Saya pernah memotivasi adik-adik di rumah untuk buka warung mie khusus untuk para ojek dan para pelajar. Saya yakin bahwa usaha ini pasti laris manis karena tempatnya strategis, persis di pangkalan ojek di kampung saya.
Setelah sepakat, mulailah dibuka warung mie untuk kalangan bawah. Yang ditawarkan adalah makanan murah dan mudah dijangkau seperti, mie telur, mie sawi, mie kacang, mie daun pepaya, kopi, dan gorengan.
Harganya juga standar, lima ribuan, hingga sepuluh ribuan. Setelah sebulan berjalan, saya melihat bahwa usaha warung mie, lumayan laris.
Akhirnya saya memberikan ide, sekalian jualan nasi bungkus. Namanya nasi ojek. Jadi nasi kuning, dikasih tempe, ikan teri dan juga mie kering, serta sambal. Harga juga mulai dari lima ribuan hingga sepuluh ribuan.
Sebulan berjalan, ternyata modal sudah kembali dan malahan usaha sudah diperluas, aneka mie, dan juga aneka kue.
Seiring berjalannya waktu, saya melihat bahwa ternyata yang paling laris adalah mie telur. Mie telur praktis dan terasa nikmat untuk kalangan ojek. Sehari bisa habiskan 40 bungkus mie, dan 40 butir telur. Semangkok Rp. 10.000.,
Cara memasak juga sederhana, air dipanaskan, di masukan mie, di masukan telur dan siap dihidangkan.
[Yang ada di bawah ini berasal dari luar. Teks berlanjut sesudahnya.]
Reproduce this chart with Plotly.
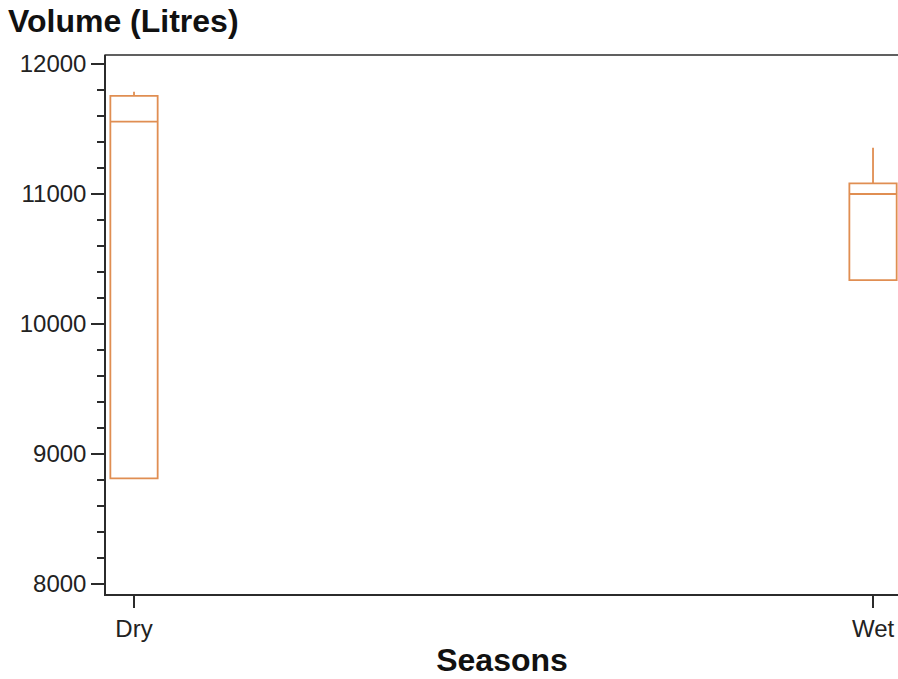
import plotly.graph_objects as go

# Seasonal volume summaries (litres)
seasons = ["Dry", "Wet"]
q1 = [8813, 10338]
median = [11556, 11000]
q3 = [11754, 11082]
lower_fence = [8813, 10338]
upper_fence = [11787, 11356]

y_ticks = [8000, 9000, 10000, 11000, 12000]

box_color = "#E08E52"
axis_color = "#2b2b2b"
font_family = "Liberation Sans, Arial, sans-serif"

fig = go.Figure()
fig.add_trace(go.Box(
    x=seasons,
    q1=q1,
    median=median,
    q3=q3,
    lowerfence=lower_fence,
    upperfence=upper_fence,
    width=0.064,
    whiskerwidth=0,
    line=dict(color=box_color, width=1.8),
    fillcolor="rgba(0,0,0,0)",
    boxpoints=False,
    hoverinfo="skip",
    showlegend=False,
))

fig.update_layout(
    width=898,
    height=679,
    margin=dict(l=106, r=0, t=55, b=85),
    paper_bgcolor="white",
    plot_bgcolor="white",
    font=dict(family=font_family, color="#222222"),
    title=dict(
        text="<b>Volume (Litres)</b>",
        font=dict(size=32, color="#111111"),
        x=8 / 898,
        xanchor="left",
        xref="container",
        y=1 - 10 / 679,
        yanchor="top",
        yref="container",
    ),
    # top frame line of the plotting area (open on the right)
    shapes=[dict(
        type="line", xref="paper", yref="paper",
        x0=-0.002, x1=1.05, y0=1, y1=1,
        line=dict(color=axis_color, width=1.5),
    )],
)

fig.update_xaxes(
    type="category",
    range=[-0.0379, 1.0338],
    showline=True,
    linecolor=axis_color,
    linewidth=1.5,
    mirror=False,
    ticks="outside",
    ticklen=12,
    tickwidth=1.5,
    tickcolor=axis_color,
    tickfont=dict(size=24),
    showgrid=False,
    zeroline=False,
    title=dict(text="<b>Seasons</b>", font=dict(size=32, color="#111111"), standoff=8),
)

fig.update_yaxes(
    range=[7923, 12069],
    tickvals=y_ticks,
    ticktext=[str(v) for v in y_ticks],
    showline=True,
    linecolor=axis_color,
    linewidth=1.5,
    mirror=False,
    ticks="outside",
    ticklen=13,
    tickwidth=1.5,
    tickcolor=axis_color,
    tickfont=dict(size=24),
    minor=dict(dtick=200, tick0=8000, ticks="outside", ticklen=7, tickwidth=1.5, tickcolor=axis_color),
    showgrid=False,
    zeroline=False,
)

fig.write_html("out.html")
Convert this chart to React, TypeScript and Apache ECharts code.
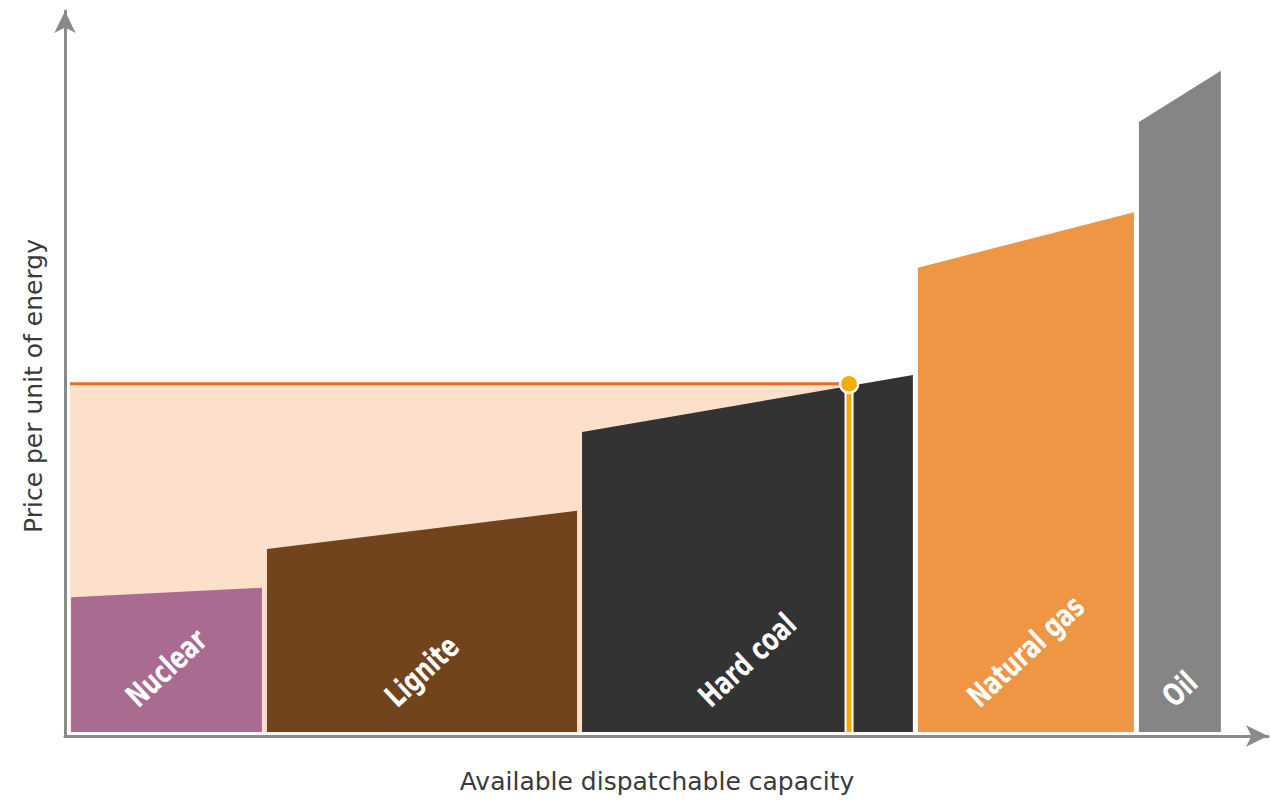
import React, { useEffect, useRef } from "react";
import * as echarts from "echarts";

// Merit order data (arbitrary units)
const technologies = ["Nuclear", "Lignite", "Hard coal", "Natural gas", "Oil"];
const capacities = [16.33, 26.27, 28.0, 18.43, 7.25];
const priceAtStart = [18.7, 25.4, 41.6, 64.4, 84.6];
const priceAtEnd = [20.0, 30.7, 49.5, 72.1, 91.7];
const clearingCapacity = [65.07];
const clearingPrice = [48.3];
const axisTitles = ["Available dispatchable capacity", "Price per unit of energy"];

const blockColors = ["#a96b8f", "#72441d", "#333333", "#ee9644", "#858585"];
const LABEL_FONT = "'DejaVu Sans Condensed', 'Liberation Sans Narrow', sans-serif";
const TITLE_FONT = "'DejaVu Sans', sans-serif";
const LABEL_SIZE = 31;
const LABEL_SCALE_X = 0.8;

function measure(text: string): number {
  const c = document.createElement("canvas").getContext("2d");
  if (!c) return text.length * 14;
  c.font = `bold ${LABEL_SIZE}px ${LABEL_FONT}`;
  return c.measureText(text).width * LABEL_SCALE_X;
}

export default function App() {
  const ref = useRef<HTMLDivElement>(null);
  useEffect(() => {
    if (!ref.current) return;
    const chart = echarts.init(ref.current, undefined, { renderer: "svg" });

    let acc = 0;
    const blocks = capacities.map((w, i) => {
      const s = acc;
      acc += w;
      return [s, acc, priceAtStart[i], priceAtEnd[i], i];
    });
    const ang = (43 * Math.PI) / 180;

    const axisCommon = {
      type: "value" as const,
      axisTick: { show: false },
      axisLabel: { show: false },
      splitLine: { show: false },
      axisLine: {
        show: true,
        onZero: false,
        symbol: ["none", "arrow"],
        symbolSize: [16, 22],
        lineStyle: { color: "#8a8a8a", width: 3 },
      },
    };

    chart.setOption({
      animation: false,
      backgroundColor: "#ffffff",
      grid: { left: 65, right: 2, top: 11, bottom: 64 },
      xAxis: { ...axisCommon, min: -0.3, max: 100 },
      yAxis: { ...axisCommon, min: -0.55, max: 100 },
      graphic: [
        {
          type: "text",
          x: 657,
          y: 781,
          style: {
            text: axisTitles[0],
            align: "center",
            verticalAlign: "middle",
            fill: "#3a3a3a",
            fontSize: 25,
            fontFamily: TITLE_FONT,
          },
        },
        {
          type: "text",
          x: 33,
          y: 386,
          rotation: Math.PI / 2,
          style: {
            text: axisTitles[1],
            align: "center",
            verticalAlign: "middle",
            fill: "#3a3a3a",
            fontSize: 25,
            fontFamily: TITLE_FONT,
          },
        },
      ],
      series: [
        {
          type: "custom",
          z: 1,
          data: [[clearingCapacity[0], clearingPrice[0]]],
          renderItem: (_p: any, api: any) => {
            const a = api.coord([0, 0]);
            const b = api.coord([api.value(0), api.value(1)]);
            return {
              type: "rect",
              shape: { x: a[0] + 1.5, y: b[1], width: b[0] - a[0] - 1.5, height: a[1] - b[1] },
              style: { fill: "#fde0cc" },
            };
          },
        },
        {
          type: "custom",
          z: 2,
          data: blocks,
          renderItem: (_p: any, api: any) => {
            const x0 = api.value(0), x1 = api.value(1);
            const yl = api.value(2), yr = api.value(3);
            const idx = api.value(4);
            const b0 = api.coord([x0, 0]);
            const b1 = api.coord([x1, 0]);
            const t0 = api.coord([x0, yl]);
            const t1 = api.coord([x1, yr]);
            const inset = 2.5;
            const l = b0[0] + inset, r = b1[0] - inset;
            const name = technologies[idx];
            const L = measure(name);
            const cx = (l + r) / 2;
            const cy = b0[1] - 31 - (L / 2) * Math.sin(ang);
            return {
              type: "group",
              children: [
                {
                  type: "polygon",
                  shape: { points: [[l, b0[1]], [l, t0[1]], [r, t1[1]], [r, b1[1]]] },
                  style: { fill: blockColors[idx] },
                },
                {
                  type: "text",
                  x: cx,
                  y: cy,
                  rotation: ang,
                  scaleX: LABEL_SCALE_X,
                  style: {
                    text: name,
                    x: 0,
                    y: 0,
                    align: "center",
                    verticalAlign: "middle",
                    fill: "#ffffff",
                    fontSize: LABEL_SIZE,
                    fontWeight: "bold",
                    fontFamily: LABEL_FONT,
                  },
                },
              ],
            };
          },
        },
        {
          type: "custom",
          z: 3,
          data: [[clearingCapacity[0], clearingPrice[0]]],
          renderItem: (_p: any, api: any) => {
            const o = api.coord([0, 0]);
            const c = api.coord([api.value(0), api.value(1)]);
            return {
              type: "group",
              children: [
                {
                  type: "line",
                  shape: { x1: o[0] + 1.5, y1: c[1], x2: c[0], y2: c[1] },
                  style: { stroke: "#ee6a1a", lineWidth: 3 },
                },
                {
                  type: "line",
                  shape: { x1: c[0], y1: c[1], x2: c[0], y2: o[1] },
                  style: { stroke: "#ffffff", lineWidth: 9 },
                },
                {
                  type: "line",
                  shape: { x1: c[0], y1: c[1], x2: c[0], y2: o[1] },
                  style: { stroke: "#f8a800", lineWidth: 5 },
                },
                {
                  type: "circle",
                  shape: { cx: c[0], cy: c[1], r: 9 },
                  style: { fill: "#f9ac00", stroke: "#ffffff", lineWidth: 2.5 },
                },
              ],
            };
          },
        },
      ],
    });
    return () => chart.dispose();
  }, []);
  return (
    <div
      ref={ref}
      style={{ position: "absolute", left: 0, top: 0, width: 1270, height: 800 }}
    />
  );
}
Bila ingin beda rasa, tinggal tambahkan sawi, atau kacang tanah, atau daun pepaya. Tergantung selera.
Gampang dan cepat, tetapi laris karena, biasanya para tukang ojek, tidak mau repot, intinya pagi-pagi, semangkok mie dan segelas kopi, sudah menjadi modal untuk mengais rejeki hingga waktu makan siang. Atau sambil menunggu penumpang, bisa sambil mencicipi semangkok mie plus segelas kopi, bagi mereka sudah sempurna.
Bagi yang belum mencicipi, silahkan mencoba. Percayalah, praktis tetapi terasa nikmat, apalagi di musim hujan. Bisa ditambahkan cabe hijauh, sesuai selera.